[Begin RECORD EXCERPTS]
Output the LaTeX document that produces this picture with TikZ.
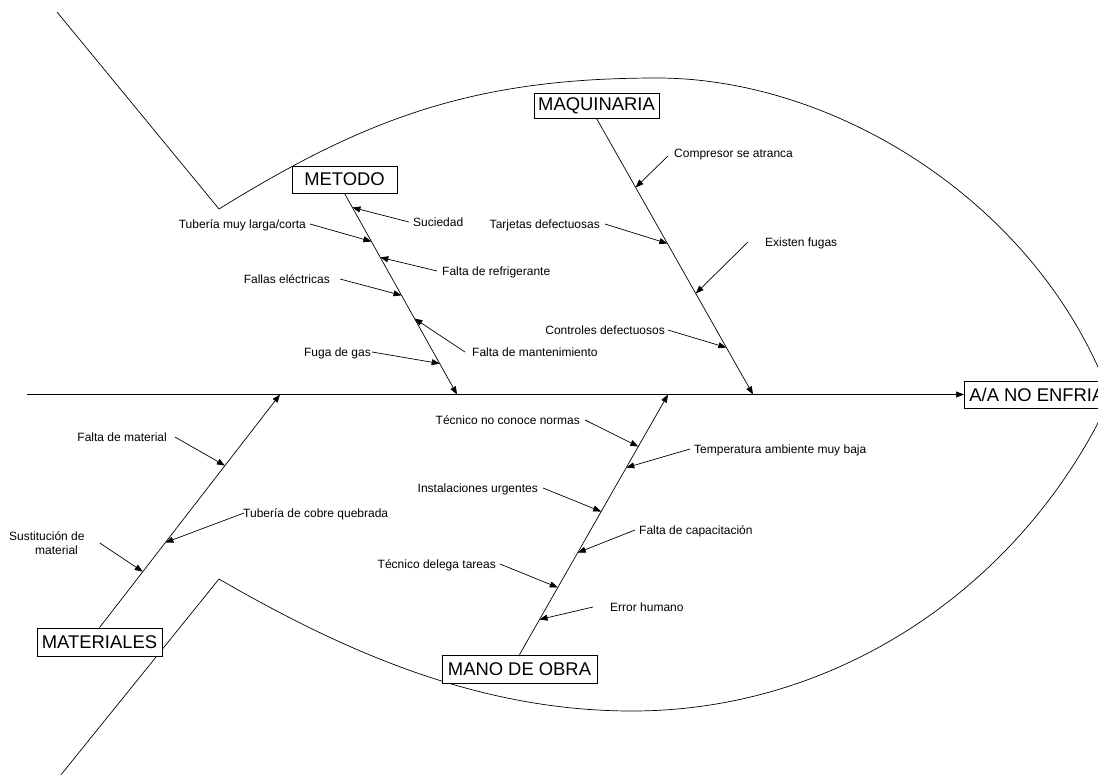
\documentclass[tikz,border=0pt]{standalone}
\usepackage{fontspec}
\setmainfont{Liberation Sans}
\usetikzlibrary{arrows.meta,calc}
\begin{document}
\begin{tikzpicture}[x=1pt,y=-1pt,
  outline/.style={line width=0.7pt},
  arr/.style={line width=0.7pt,-{Triangle[length=8pt,width=6pt]}},
  cat/.style={draw,fill=white,line width=0.8pt,inner sep=0pt,font=\fontsize{18.4}{21}\selectfont},
  lbl/.style={inner sep=0pt,font=\fontsize{12}{14}\selectfont,text height=8.6pt,text depth=0pt}]
\useasboundingbox (0,0) rectangle (1098,774);

% fish body: tail strokes and the two arcs
\draw[outline] (57,12) -- (219,209)
  .. controls (369,116) and (477,78) .. (657,78)
  .. controls (827,78) and (1018,191) .. (1098,367)
  -- (1110,394);
\draw[outline] (60,776) -- (219,579)
  .. controls (349,654.4) and (482,711) .. (632,711)
  .. controls (832,711) and (1008,594) .. (1098,423)
  -- (1110,398);

% category boxes and effect
\node[cat,minimum width=105pt,minimum height=27pt] (metodo) at (344.5,179.5) {METODO};
\node[cat,minimum width=125pt,minimum height=25pt] (maq) at (596.5,105.5) {MAQUINARIA};
\node[cat,minimum width=125pt,minimum height=28pt] (mat) at (99.5,642) {MATERIALES};
\node[cat,minimum width=155pt,minimum height=28pt] (mano) at (519.5,669) {MANO DE OBRA};
\node[cat,anchor=west,minimum height=27pt,inner xsep=5pt] (efecto) at (964,394.5) {A/A NO ENFRIA};

% spine
\coordinate (cola) at (27,394.5);
\draw[arr] (cola) -- (efecto.west);

% bone ends on the spine
\coordinate (tM) at (457,394.5);
\coordinate (tQ) at (753,394.5);
\coordinate (tT) at (280,394.5);
\coordinate (tO) at (668,394.5);
\draw[arr] (metodo.south) -- (tM);
\draw[arr] (maq.south) -- (tQ);
\draw[arr] (mat.north) -- (tT);
\draw[arr] (mano.north) -- (tO);

% METODO causes
\node[lbl,anchor=west] (m1) at (413,222) {Suciedad};
\draw[arr] ([xshift=-4pt]m1.west) -- ($(metodo.south)!0.07!(tM)$);
\node[lbl,anchor=east] (m2) at (306,224) {Tubería muy larga/corta};
\draw[arr] ([xshift=4pt]m2.east) -- ($(metodo.south)!0.239!(tM)$);
\node[lbl,anchor=west] (m3) at (442,271) {Falta de refrigerante};
\draw[arr] ([xshift=-5pt]m3.west) -- ($(metodo.south)!0.318!(tM)$);
\node[lbl,anchor=east] (m4) at (330,279) {Fallas eléctricas};
\draw[arr] ([xshift=10pt]m4.east) -- ($(metodo.south)!0.507!(tM)$);
\node[lbl,anchor=west] (m5) at (472,352) {Falta de mantenimiento};
\draw[arr] ([xshift=-7pt]m5.west) -- ($(metodo.south)!0.622!(tM)$);
\node[lbl,anchor=east] (m6) at (371,352) {Fuga de gas};
\draw[arr] ([xshift=1pt]m6.east) -- ($(metodo.south)!0.846!(tM)$);

% MAQUINARIA causes
\node[lbl,anchor=west] (q1) at (674,153) {Compresor se atranca};
\draw[arr] ([shift={(-6pt,-3pt)}]q1.west) -- ($(maq.south)!0.25!(tQ)$);
\node[lbl,anchor=east] (q2) at (600,224) {Tarjetas defectuosas};
\draw[arr] ([xshift=5pt]q2.east) -- ($(maq.south)!0.453!(tQ)$);
\node[lbl,anchor=west] (q3) at (765,242) {Existen fugas};
\draw[arr] ([xshift=-17pt]q3.west) -- ($(maq.south)!0.634!(tQ)$);
\node[lbl,anchor=east] (q4) at (665,330) {Controles defectuosos};
\draw[arr] ([xshift=3pt]q4.east) -- ($(maq.south)!0.83!(tQ)$);

% MATERIALES causes
\node[lbl,anchor=east] (t1) at (167,437) {Falta de material};
\draw[arr] ([xshift=8pt]t1.east) -- ($(mat.north)!0.695!(tT)$);
\node[lbl,anchor=west] (t2) at (243,513) {Tubería de cobre quebrada};
\draw[arr] ([xshift=1pt]t2.west) -- ($(mat.north)!0.365!(tT)$);
\node[inner sep=0pt,font=\fontsize{12}{14}\selectfont,align=left,anchor=west] (t3) at (9,543) {Sustitución de\\\hspace*{26pt}material};
\draw[arr] ([xshift=15pt]t3.east) -- ($(mat.north)!0.24!(tT)$);

% MANO DE OBRA causes
\node[lbl,anchor=east] (o1) at (580,420) {Técnico no conoce normas};
\draw[arr] ([xshift=5pt]o1.east) -- ($(mano.north)!0.8!(tO)$);
\node[lbl,anchor=west] (o2) at (694,449) {Temperatura ambiente muy baja};
\draw[arr] ([xshift=-4pt]o2.west) -- ($(mano.north)!0.719!(tO)$);
\node[lbl,anchor=east] (o3) at (538,488) {Instalaciones urgentes};
\draw[arr] ([xshift=5pt]o3.east) -- ($(mano.north)!0.55!(tO)$);
\node[lbl,anchor=west] (o4) at (639,530) {Falta de capacitación};
\draw[arr] ([xshift=-4pt]o4.west) -- ($(mano.north)!0.392!(tO)$);
\node[lbl,anchor=east] (o5) at (496,564) {Técnico delega tareas};
\draw[arr] ([xshift=4pt]o5.east) -- ($(mano.north)!0.258!(tO)$);
\node[lbl,anchor=west] (o6) at (610,607) {Error humano};
\draw[arr] ([xshift=-17pt]o6.west) -- ($(mano.north)!0.135!(tO)$);
\end{tikzpicture}
\end{document}
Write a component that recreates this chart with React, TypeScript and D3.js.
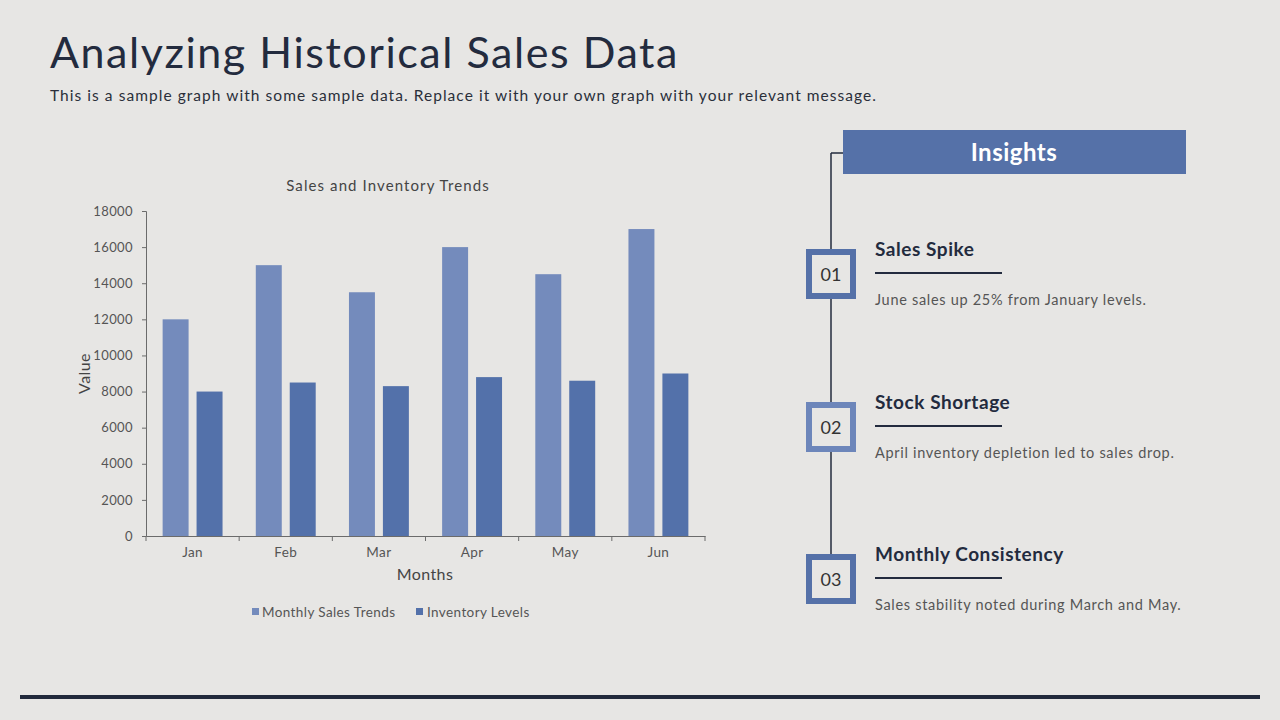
import React, { useEffect, useRef } from 'react';
import * as d3 from 'd3';

const months = ['Jan', 'Feb', 'Mar', 'Apr', 'May', 'Jun'];
const seriesNames = ['Monthly Sales Trends', 'Inventory Levels'];
const salesValues = [12000, 15000, 13500, 16000, 14500, 17000];
const inventoryValues = [8000, 8500, 8300, 8800, 8600, 9000];
const yTicks = [0, 2000, 4000, 6000, 8000, 10000, 12000, 14000, 16000, 18000];

const insightNumbers = ['01', '02', '03'];
const insightTitles = ['Sales Spike', 'Stock Shortage', 'Monthly Consistency'];
const insightTexts = [
  'June sales up 25% from January levels.',
  'April inventory depletion led to sales drop.',
  'Sales stability noted during March and May.',
];

const BG = '#E7E6E4';
const NAVY = '#232B3E';
const SALES_COLOR = '#748BBC';
const INV_COLOR = '#5371AA';
const FONT = 'Lato, "DejaVu Sans", sans-serif';

const App = () => {
  const xAxisRef = useRef<SVGGElement>(null);
  const yAxisRef = useRef<SVGGElement>(null);

  // chart frame
  const left = 146, right = 705, top = 211, bottom = 536;

  const x = d3.scaleBand<string>().domain(months).range([left, right]).paddingInner(0);
  const xSeries = d3.scaleBand<string>().domain(seriesNames)
    .range([0, x.bandwidth()]).paddingInner(0.235).paddingOuter(0.49);
  const y = d3.scaleLinear().domain([0, 18000]).range([bottom, top]);
  const color = d3.scaleOrdinal<string, string>().domain(seriesNames).range([SALES_COLOR, INV_COLOR]);

  const rows = months.map((m, i) => ({ month: m, values: [salesValues[i], inventoryValues[i]] }));

  useEffect(() => {
    document.body.style.margin = '0';

    const yAxis = d3.select(yAxisRef.current!);
    yAxis.call(d3.axisLeft(y).tickValues(yTicks).tickSize(4).tickPadding(9).tickFormat(d3.format('d')));
    yAxis.select('.domain').attr('stroke', '#6b6b6b');
    yAxis.selectAll('.tick line').attr('stroke', '#6b6b6b');
    yAxis.selectAll('.tick text').attr('fill', '#555').style('font-size', '13px')
      .style('letter-spacing', '0.4px').style('font-family', FONT);

    const xAxis = d3.select(xAxisRef.current!);
    xAxis.call(d3.axisBottom(x).tickSize(0).tickPadding(11));
    xAxis.select('.domain').attr('stroke', '#6b6b6b');
    xAxis.selectAll('.tick text').attr('fill', '#555').style('font-size', '13.5px')
      .style('letter-spacing', '0.4px').style('font-family', FONT);
    // boundary tick marks between categories
    xAxis.selectAll('.sep').remove();
    xAxis.selectAll('.sep')
      .data([...months.map(m => x(m)!), right])
      .enter().append('line')
      .attr('class', 'sep')
      .attr('x1', d => d).attr('x2', d => d)
      .attr('y1', 0).attr('y2', 5)
      .attr('stroke', '#6b6b6b');
  }, []);

  const boxY = [249, 402, 554];
  const boxColors = ['#5571A8', '#6D86BA', '#5571A8'];

  return (
    <svg width={1280} height={720} style={{ display: 'block', background: BG, fontFamily: FONT }}>
      <rect x={0} y={0} width={1280} height={720} fill={BG} />

      {/* heading */}
      <text x={50} y={68} fontSize={43} fill={NAVY} letterSpacing={1.55}>
        Analyzing Historical Sales Data
      </text>
      <text x={50} y={101} fontSize={15.5} fill="#2a2f3a" letterSpacing={1.05}>
        This is a sample graph with some sample data. Replace it with your own graph with your relevant message.
      </text>

      {/* chart */}
      <text x={388} y={191} fontSize={15} fill="#444" textAnchor="middle" letterSpacing={1.1}>Sales and Inventory Trends</text>

      {rows.map(r => (
        <g key={r.month} transform={`translate(${x(r.month)},0)`}>
          {r.values.map((v, j) => (
            <rect
              key={j}
              x={xSeries(seriesNames[j])}
              y={y(v)}
              width={xSeries.bandwidth()}
              height={y(0) - y(v)}
              fill={color(seriesNames[j])}
            />
          ))}
        </g>
      ))}

      <g ref={yAxisRef} transform={`translate(${left},0)`} />
      <g ref={xAxisRef} transform={`translate(0,${bottom})`} />

      <text transform={`translate(90,${(top + bottom) / 2}) rotate(-90)`} fontSize={16} fill="#444" textAnchor="middle" letterSpacing={0.4}>Value</text>
      <text x={425} y={580} fontSize={16} fill="#444" textAnchor="middle" letterSpacing={0.4}>Months</text>

      {/* legend */}
      <rect x={252} y={608} width={7} height={7} fill={SALES_COLOR} />
      <text x={262} y={617} fontSize={13.5} fill="#555" letterSpacing={0.4}>{seriesNames[0]}</text>
      <rect x={416} y={608} width={7} height={7} fill={INV_COLOR} />
      <text x={427} y={617} fontSize={13.5} fill="#555" letterSpacing={0.4}>{seriesNames[1]}</text>

      {/* insights panel */}
      <line x1={831} y1={153} x2={831} y2={554} stroke={NAVY} strokeWidth={1.5} />
      <line x1={831} y1={153} x2={843} y2={153} stroke={NAVY} strokeWidth={1.5} />
      <rect x={843} y={130} width={343} height={44} fill="#5571A8" />
      <text x={1014} y={161} fontSize={24} fontWeight={700} fill="#fff" textAnchor="middle" letterSpacing={0.5}>Insights</text>

      {insightNumbers.map((n, i) => (
        <g key={n}>
          <rect x={809} y={boxY[i] + 3} width={44} height={44} fill={BG} stroke={boxColors[i]} strokeWidth={6} />
          <text x={831} y={boxY[i] + 32} fontSize={18} fill="#333" textAnchor="middle">{n}</text>
          <text x={875} y={boxY[i] + 7} fontSize={19} fontWeight={700} fill={NAVY} letterSpacing={0.55}>{insightTitles[i]}</text>
          <line x1={875} y1={boxY[i] + 24} x2={1002} y2={boxY[i] + 24} stroke={NAVY} strokeWidth={1.8} />
          <text x={875} y={boxY[i] + 56} fontSize={14.5} fill="#555" letterSpacing={0.7}>{insightTexts[i]}</text>
        </g>
      ))}

      <line x1={20} y1={697} x2={1260} y2={697} stroke="#222A3C" strokeWidth={4} />
    </svg>
  );
};

export default App;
[End RECORD EXCERPTS]
### WRITTEN TASK
Look over the records above and copy each line that includes the string "React".

### EXPECTED OUTPUT
Write a component that recreates this chart with React, TypeScript and D3.js.
import React, { useEffect, useRef } from 'react';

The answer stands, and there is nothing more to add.